Im Hauptbahnhof München Chaos pur, eine zum Obdachlosenasyl umfunktionierte Regionalbahn stand am Dachaubahnsteig, hab mal reingeschaut, ein schwerst alkoholisierter Niederländer mit Verlust der zeitlichen Orientierung erklärt mir, schon zwei Tage da zu sein, an den Bahnsteigen kein Personal, dafür lange Schlangen vor den wenigen Infoschaltern. Aber ich hatte ja meine Straßenbahn. Nur, dass die nicht fuhr. Keine Straßenbahn fuhr. Die Bahn-App wusste es halt nicht. Nicht weiter schlimm, der Bus war auch mit einer U-Bahn erreichbar. Und er fuhr. Sogar 5 Minuten zu früh, ich war auch 5 Minuten zu früh, alles gut. Vom Bahnhof Dachau noch 20 Minuten zu Fuß mit dem Koffer durch den Matsch und schon war ich daheim. 24 Stunden später als geplant. Home, sweet home!
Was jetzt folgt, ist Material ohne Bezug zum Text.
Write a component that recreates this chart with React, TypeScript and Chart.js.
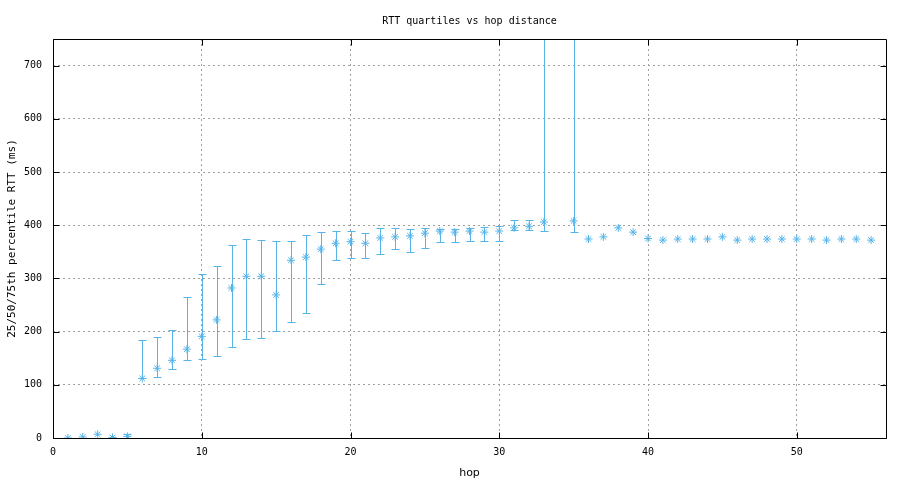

So eine Bahnfahrt ist eines der letzten Abenteuer in Deutschland. Alles ist ungewiss. Man lernt eine Menge Leute kennen und erzählt sich seine Reisebiografie, man sieht, wie unterschiedlich Menschen mit Stress umgehen, man muss ständig neu entscheiden, man lernt zu improvisieren, man wird demütig und dankbar für alles, was nicht noch schlimmer kommt als das, was schon passiert ist. Was will man mehr?